WORK INSTRUCTIONS: Print the first line of the material below and each line after it, exactly as written, ending with the line that contains "0.31, 0.27, 0.22, 0.17, 0.16, 0.11, 0.085]".
[Start SUPPLIED INFORMATION]
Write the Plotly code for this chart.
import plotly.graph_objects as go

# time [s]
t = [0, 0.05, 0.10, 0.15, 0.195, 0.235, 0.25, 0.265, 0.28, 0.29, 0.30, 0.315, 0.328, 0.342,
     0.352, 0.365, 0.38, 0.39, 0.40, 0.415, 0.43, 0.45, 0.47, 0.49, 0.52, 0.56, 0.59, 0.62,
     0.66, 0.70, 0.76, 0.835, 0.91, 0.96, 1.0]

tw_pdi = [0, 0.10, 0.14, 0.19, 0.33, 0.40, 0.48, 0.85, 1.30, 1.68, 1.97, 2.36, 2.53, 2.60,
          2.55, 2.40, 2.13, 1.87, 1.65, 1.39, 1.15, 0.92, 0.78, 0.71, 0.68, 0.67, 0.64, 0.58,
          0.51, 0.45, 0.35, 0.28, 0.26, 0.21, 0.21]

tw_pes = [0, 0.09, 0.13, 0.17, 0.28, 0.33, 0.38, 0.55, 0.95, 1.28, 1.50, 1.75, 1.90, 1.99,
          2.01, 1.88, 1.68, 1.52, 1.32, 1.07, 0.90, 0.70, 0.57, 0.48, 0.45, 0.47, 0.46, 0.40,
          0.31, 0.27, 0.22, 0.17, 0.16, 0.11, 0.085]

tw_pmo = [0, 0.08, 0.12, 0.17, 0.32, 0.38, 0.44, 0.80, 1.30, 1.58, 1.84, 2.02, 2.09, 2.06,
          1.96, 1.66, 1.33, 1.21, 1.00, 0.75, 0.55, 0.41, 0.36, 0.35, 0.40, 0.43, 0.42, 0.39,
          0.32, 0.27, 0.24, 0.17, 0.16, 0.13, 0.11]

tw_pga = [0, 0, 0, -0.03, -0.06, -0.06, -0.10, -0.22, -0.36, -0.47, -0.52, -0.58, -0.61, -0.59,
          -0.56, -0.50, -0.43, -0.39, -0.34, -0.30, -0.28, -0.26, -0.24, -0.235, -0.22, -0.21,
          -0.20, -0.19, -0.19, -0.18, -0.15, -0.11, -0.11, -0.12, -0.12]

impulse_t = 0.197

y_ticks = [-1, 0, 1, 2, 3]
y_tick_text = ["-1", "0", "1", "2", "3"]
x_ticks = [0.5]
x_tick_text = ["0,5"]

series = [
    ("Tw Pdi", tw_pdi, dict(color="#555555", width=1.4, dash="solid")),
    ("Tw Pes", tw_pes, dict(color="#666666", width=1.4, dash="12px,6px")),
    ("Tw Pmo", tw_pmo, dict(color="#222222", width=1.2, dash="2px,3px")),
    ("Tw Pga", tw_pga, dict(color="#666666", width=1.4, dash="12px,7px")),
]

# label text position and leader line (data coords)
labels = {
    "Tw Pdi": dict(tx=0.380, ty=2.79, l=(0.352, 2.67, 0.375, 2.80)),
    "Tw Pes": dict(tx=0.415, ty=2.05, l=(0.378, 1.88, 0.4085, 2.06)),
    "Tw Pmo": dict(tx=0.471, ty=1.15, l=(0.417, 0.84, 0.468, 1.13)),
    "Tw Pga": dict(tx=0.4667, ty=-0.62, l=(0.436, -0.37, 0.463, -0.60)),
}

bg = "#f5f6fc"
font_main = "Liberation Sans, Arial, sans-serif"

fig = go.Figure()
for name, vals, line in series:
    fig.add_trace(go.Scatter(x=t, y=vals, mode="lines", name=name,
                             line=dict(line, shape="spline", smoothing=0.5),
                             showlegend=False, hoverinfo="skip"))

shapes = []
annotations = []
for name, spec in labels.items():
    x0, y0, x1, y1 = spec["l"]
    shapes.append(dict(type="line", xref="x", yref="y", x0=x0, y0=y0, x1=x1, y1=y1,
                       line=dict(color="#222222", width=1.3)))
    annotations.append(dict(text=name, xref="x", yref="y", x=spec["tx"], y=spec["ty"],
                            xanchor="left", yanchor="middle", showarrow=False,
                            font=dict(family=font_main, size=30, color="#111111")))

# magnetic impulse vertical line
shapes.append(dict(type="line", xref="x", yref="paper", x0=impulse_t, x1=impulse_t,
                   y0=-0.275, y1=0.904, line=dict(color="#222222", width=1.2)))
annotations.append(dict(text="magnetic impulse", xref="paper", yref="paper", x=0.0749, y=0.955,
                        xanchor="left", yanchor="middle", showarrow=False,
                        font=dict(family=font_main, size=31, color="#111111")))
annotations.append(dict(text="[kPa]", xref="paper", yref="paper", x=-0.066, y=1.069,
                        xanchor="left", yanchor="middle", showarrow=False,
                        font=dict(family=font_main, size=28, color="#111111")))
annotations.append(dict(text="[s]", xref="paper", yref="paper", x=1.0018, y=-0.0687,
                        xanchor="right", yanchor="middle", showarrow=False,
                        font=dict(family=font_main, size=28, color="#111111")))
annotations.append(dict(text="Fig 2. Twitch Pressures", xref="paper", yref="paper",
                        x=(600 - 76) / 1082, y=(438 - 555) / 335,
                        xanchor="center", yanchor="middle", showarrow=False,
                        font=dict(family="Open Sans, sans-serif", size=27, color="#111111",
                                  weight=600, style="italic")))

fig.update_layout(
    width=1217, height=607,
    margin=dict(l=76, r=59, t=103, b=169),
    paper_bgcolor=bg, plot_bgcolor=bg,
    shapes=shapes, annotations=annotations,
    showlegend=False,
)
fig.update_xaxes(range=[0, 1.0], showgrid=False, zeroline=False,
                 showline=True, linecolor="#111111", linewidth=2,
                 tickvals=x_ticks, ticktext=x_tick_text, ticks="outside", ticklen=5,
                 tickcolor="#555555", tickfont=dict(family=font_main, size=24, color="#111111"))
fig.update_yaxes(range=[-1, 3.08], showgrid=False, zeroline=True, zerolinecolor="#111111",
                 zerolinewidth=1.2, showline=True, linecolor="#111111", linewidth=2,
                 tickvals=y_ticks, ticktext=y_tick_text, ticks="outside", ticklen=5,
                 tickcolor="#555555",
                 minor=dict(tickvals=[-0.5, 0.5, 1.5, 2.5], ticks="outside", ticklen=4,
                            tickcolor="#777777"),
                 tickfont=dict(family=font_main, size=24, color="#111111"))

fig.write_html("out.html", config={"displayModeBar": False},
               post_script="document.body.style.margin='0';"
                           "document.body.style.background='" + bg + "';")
[End SUPPLIED INFORMATION]
OUTPUT OF THE TASK:
Write the Plotly code for this chart.
import plotly.graph_objects as go

# time [s]
t = [0, 0.05, 0.10, 0.15, 0.195, 0.235, 0.25, 0.265, 0.28, 0.29, 0.30, 0.315, 0.328, 0.342,
     0.352, 0.365, 0.38, 0.39, 0.40, 0.415, 0.43, 0.45, 0.47, 0.49, 0.52, 0.56, 0.59, 0.62,
     0.66, 0.70, 0.76, 0.835, 0.91, 0.96, 1.0]

tw_pdi = [0, 0.10, 0.14, 0.19, 0.33, 0.40, 0.48, 0.85, 1.30, 1.68, 1.97, 2.36, 2.53, 2.60,
          2.55, 2.40, 2.13, 1.87, 1.65, 1.39, 1.15, 0.92, 0.78, 0.71, 0.68, 0.67, 0.64, 0.58,
          0.51, 0.45, 0.35, 0.28, 0.26, 0.21, 0.21]

tw_pes = [0, 0.09, 0.13, 0.17, 0.28, 0.33, 0.38, 0.55, 0.95, 1.28, 1.50, 1.75, 1.90, 1.99,
          2.01, 1.88, 1.68, 1.52, 1.32, 1.07, 0.90, 0.70, 0.57, 0.48, 0.45, 0.47, 0.46, 0.40,
          0.31, 0.27, 0.22, 0.17, 0.16, 0.11, 0.085]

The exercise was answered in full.